Une question sans réponse

 

Une question centrale, ainsi, n’a pas eu de réponse. Puisque les doubles vaccinés peuvent quand même transmettre le virus, un non-vacciné qui serait testé quotidiennement n’offrirait-il pas une garantie équivalente ou supérieure d’innocuité à celle de ses collègues vaccinés ? L’Ontario vient d’établir la vaccination ou le test régulier obligatoire dans son réseau de la santé. Pourquoi les autorités de santé publique ontariennes ont-elles tort et pourquoi les nôtres ont-elles raison ?

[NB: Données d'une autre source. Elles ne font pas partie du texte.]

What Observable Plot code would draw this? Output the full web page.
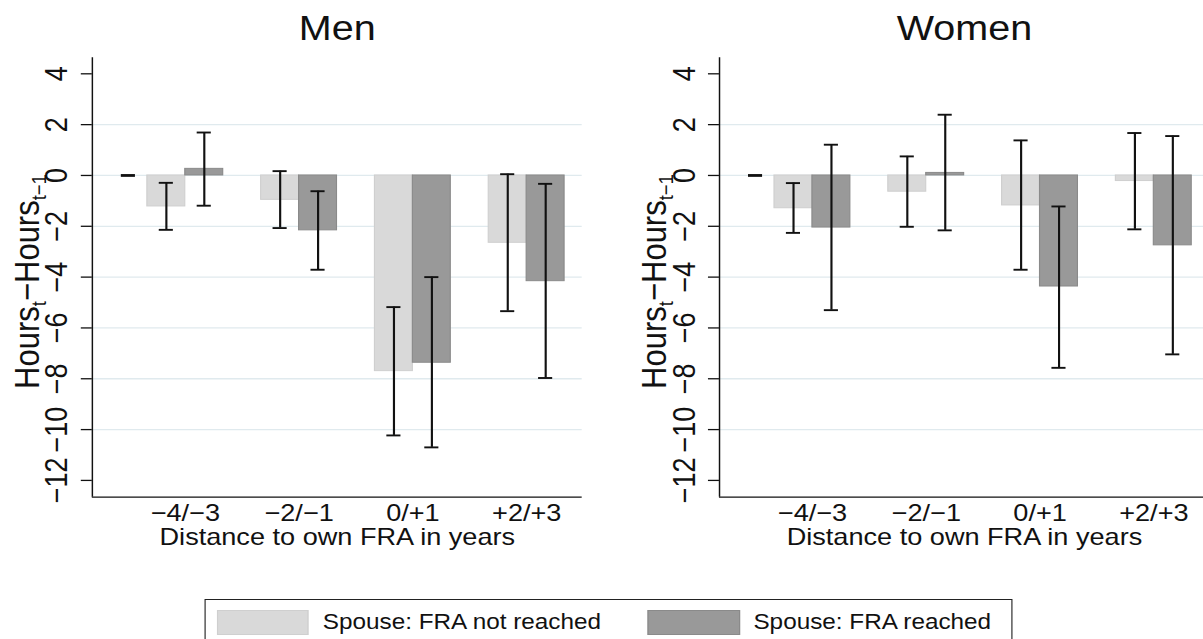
<!DOCTYPE html>
<html>
<head>
<meta charset="utf-8">
<script src="https://cdn.jsdelivr.net/npm/d3@7"></script>
<script src="https://cdn.jsdelivr.net/npm/@observablehq/plot@0.6"></script>
<style>
  html, body { margin: 0; padding: 0; background: #fff; overflow: hidden; width: 1203px; height: 639px; }
  #fig { position: relative; transform-origin: 0 0; font-family: "Liberation Sans", Arial, Helvetica, sans-serif; }
  .panel { position: absolute; top: 0; }
  #legend { position: absolute; border: 1px solid #222; box-sizing: border-box; background: #fff; }
  .sw { position: absolute; box-sizing: border-box; }
  .lt { position: absolute; white-space: nowrap; color: #111; line-height: 1; }
</style>
</head>
<body>
<div id="fig"></div>
<script>
// ---------------- data ----------------
const groups = ["\u22124/\u22123", "\u22122/\u22121", "0/+1", "+2/+3"];
const seriesNames = ["Spouse: FRA not reached", "Spouse: FRA reached"];
const panelTitles = ["Men", "Women"];
const xTitle = "Distance to own FRA in years";
const yTitleParts = [["Hours", false], ["t", true], ["\u2212Hours", false], ["t\u22121", true]];
const yTicks = [-12, -10, -8, -6, -4, -2, 0, 2, 4];
const gridTicks = [-10, -8, -6, -4, -2, 0, 2];
const refValue = 0;

// Men
const menNotReached   = [-1.22, -0.96, -7.70, -2.65];
const menNotReachedLo = [-2.14, -2.07, -10.23, -5.34];
const menNotReachedHi = [-0.29, 0.17, -5.18, 0.05];
const menReached      = [0.26, -2.16, -7.37, -4.16];
const menReachedLo    = [-1.19, -3.71, -10.70, -7.97];
const menReachedHi    = [1.69, -0.62, -4.00, -0.33];
// Women
const womenNotReached   = [-1.29, -0.64, -1.18, -0.22];
const womenNotReachedLo = [-2.26, -2.02, -3.71, -2.12];
const womenNotReachedHi = [-0.30, 0.75, 1.38, 1.67];
const womenReached      = [-2.05, 0.10, -4.37, -2.75];
const womenReachedLo    = [-5.30, -2.16, -7.57, -7.04];
const womenReachedHi    = [1.21, 2.39, -1.22, 1.55];

// ---------------- style / layout ----------------
const k = 1.13;                 // horizontal stretch of the original figure
const S = v => v / k;
const colLight = "#d9d9d9", colLightStroke = "#cfcfcf";
const colDark = "#999999", colDarkStroke = "#8a8a8a";
const gridColor = "#e0eaee";
const barW = 1 / 3, capHalf = 0.062, refPos = 0.5;
const xDomain = [0.183, 4.488];
const yDomain = [-12.66, 4.63];
const fmtY = d => d < 0 ? "\u2212" + Math.abs(d) : String(d);
const yTitlePlain = yTitleParts.map(p => p[0]).join("");

function buildRows(nv, nlo, nhi, rv, rlo, rhi) {
  const rows = [];
  groups.forEach((g, i) => {
    rows.push({pos: i + 1, s: 0, value: nv[i], lo: nlo[i], hi: nhi[i]});
    rows.push({pos: i + 1, s: 1, value: rv[i], lo: rlo[i], hi: rhi[i]});
  });
  return rows;
}
const left = d => d.s === 0 ? d.pos - barW : d.pos;
const right = d => d.s === 0 ? d.pos : d.pos + barW;
const mid = d => d.s === 0 ? d.pos - barW / 2 : d.pos + barW / 2;

function makePanel(title, rows) {
  const svg = Plot.plot({
    width: S(600), height: 590,
    marginLeft: S(91.8), marginRight: S(18.3), marginTop: 57.3, marginBottom: 93.3,
    style: {fontFamily: "'Liberation Sans', Arial, Helvetica, sans-serif", fontSize: "24px", background: "transparent", overflow: "visible", color: "#111"},
    x: {type: "linear", domain: xDomain},
    y: {domain: yDomain},
    marks: [
      Plot.gridY(gridTicks, {stroke: gridColor, strokeOpacity: 1, strokeWidth: 1.3}),
      Plot.rect(rows.filter(d => d.s === 0), {x1: left, x2: right, y1: 0, y2: "value", fill: colLight, stroke: colLightStroke, strokeWidth: 1}),
      Plot.rect(rows.filter(d => d.s === 1), {x1: left, x2: right, y1: 0, y2: "value", fill: colDark, stroke: colDarkStroke, strokeWidth: 1}),
      Plot.ruleX(rows, {x: mid, y1: "lo", y2: "hi", stroke: "#111", strokeWidth: 1.9}),
      Plot.ruleY(rows, {y: "lo", x1: d => mid(d) - capHalf, x2: d => mid(d) + capHalf, stroke: "#111", strokeWidth: 1.9}),
      Plot.ruleY(rows, {y: "hi", x1: d => mid(d) - capHalf, x2: d => mid(d) + capHalf, stroke: "#111", strokeWidth: 1.9}),
      Plot.ruleY([refValue], {y: d => d, x1: () => refPos - capHalf, x2: () => refPos + capHalf, stroke: "#111", strokeWidth: 2.8}),
      Plot.ruleX([xDomain[0]], {stroke: "#111", strokeWidth: 1.3}),
      Plot.ruleY([yDomain[0]], {stroke: "#111", strokeWidth: 1.3}),
      Plot.axisY(yTicks, {tickSize: S(11), tickPadding: 21, tickRotate: -90, textAnchor: "middle", lineAnchor: "middle", tickFormat: fmtY, fontSize: 27, stroke: "#111", strokeWidth: 1.3, label: null}),
      Plot.axisX([1, 2, 3, 4], {tickSize: 0, tickPadding: 7, tickFormat: d => groups[d - 1], fontSize: 24, label: null}),
      Plot.text([xTitle], {frameAnchor: "bottom", dy: 40, lineAnchor: "middle", fontSize: 24, text: d => d}),
      Plot.text([title], {frameAnchor: "top", dy: -28.9, lineAnchor: "middle", fontSize: 35, text: d => d}),
      Plot.text([yTitlePlain], {frameAnchor: "left", dx: S(38.3) - S(91.8), dy: 4, rotate: -90, textAnchor: "middle", lineAnchor: "bottom", fontSize: 31, text: d => d})
    ]
  });
  // subscripts in the y-axis title
  d3.select(svg).selectAll("text").filter(function() { return this.textContent === yTitlePlain; }).each(function() {
    const t = d3.select(this);
    t.text(null);
    let shifted = false;
    yTitleParts.forEach(([txt, sub]) => {
      const ts = t.append("tspan").text(txt);
      if (sub) { ts.attr("font-size", 18.5).attr("dy", shifted ? null : 6); shifted = true; }
      else if (shifted) { ts.attr("dy", -6); shifted = false; }
    });
  });
  return svg;
}

const fig = document.getElementById("fig");
fig.style.width = S(1240) + "px";
fig.style.height = "639px";
fig.style.transform = `scaleX(${k})`;

const p1 = document.createElement("div"); p1.className = "panel"; p1.style.left = "0px";
p1.appendChild(makePanel(panelTitles[0], buildRows(menNotReached, menNotReachedLo, menNotReachedHi, menReached, menReachedLo, menReachedHi)));
const p2 = document.createElement("div"); p2.className = "panel"; p2.style.left = S(627) + "px";
p2.appendChild(makePanel(panelTitles[1], buildRows(womenNotReached, womenNotReachedLo, womenNotReachedHi, womenReached, womenReachedLo, womenReachedHi)));
fig.appendChild(p1); fig.appendChild(p2);

// legend (below the plots)
const lg = document.createElement("div"); lg.id = "legend";
const L0 = 205;
lg.style.left = S(L0) + "px"; lg.style.top = "599px";
lg.style.width = S(1012.3 - L0) + "px"; lg.style.height = "60px";
const items = [
  {sx: 215.7, sw: 92, tx: 321.7, fill: colLight, stroke: colLightStroke},
  {sx: 646.7, sw: 92.3, tx: 752.3, fill: colDark, stroke: colDarkStroke}
];
items.forEach((it, i) => {
  const sw = document.createElement("div"); sw.className = "sw";
  sw.style.left = S(it.sx - L0) + "px"; sw.style.top = "9.5px";
  sw.style.width = S(it.sw) + "px"; sw.style.height = "25px";
  sw.style.background = it.fill; sw.style.border = `1px solid ${it.stroke}`;
  lg.appendChild(sw);
  const tx = document.createElement("div"); tx.className = "lt";
  tx.style.left = S(it.tx - L0) + "px"; tx.style.top = "11.5px";
  tx.style.fontSize = "21.5px";
  tx.textContent = seriesNames[i];
  lg.appendChild(tx);
});
fig.appendChild(lg);
</script>
</body>
</html>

L’infirmière Bédard note d’ailleurs qu’il y a eu un avant et un après. Avant l’annonce de la vaccination obligatoire, les discussions entre sa fédération et le ministère se faisaient dans la transparence et le sens de la nuance. « Habituellement, il y a des éléments qui peuvent faire du sens pour eux, où, nous, on apporte certaines nuances dans nos discussions qu’on avait chaque semaine. Donc, pourquoi ils ne l’ont pas fait cette fois-là ? » Car, depuis l’annonce de la vaccination forcée, rien. Moins d’information, moins de données, moins de consultations. Cette habituée des commissions parlementaires s’étonne d’ailleurs de se présenter à « une commission où on n’a pas eu de documents, une commission où on n’a pas de données, où il n’y aura pas de recommandations ».

Interprétations charitable et moins charitable

 

La chose est nette, le triumvirat Legault-Dubé-Arruda a utilisé pour l’opération vaccin obligatoire la technique du bulldozer. L’interprétation charitable est la suivante : conscients des lacunes de leur position mais ayant bien vérifié que l’opinion y était favorable, ils ont décidé de foncer pour asséner un choc aux non-vaccinés. Un état de crainte maximal qui poussera les taux de vaccination à la hausse. La fin, noble, justifierait le moyen, détestable.

L’interprétation moins charitable est que l’équipe Legault a compris que le maintien de sa grande popularité dans sa dernière année de mandat avant l’élection dépend de sa capacité à garder une position offensive dans la gestion de la pandémie. De ne se faire doubler, donc, par personne. Pour y arriver, ses décisions doivent s’appuyer sur un type de science et un type de données en particulier. La science politique et les données de sondage.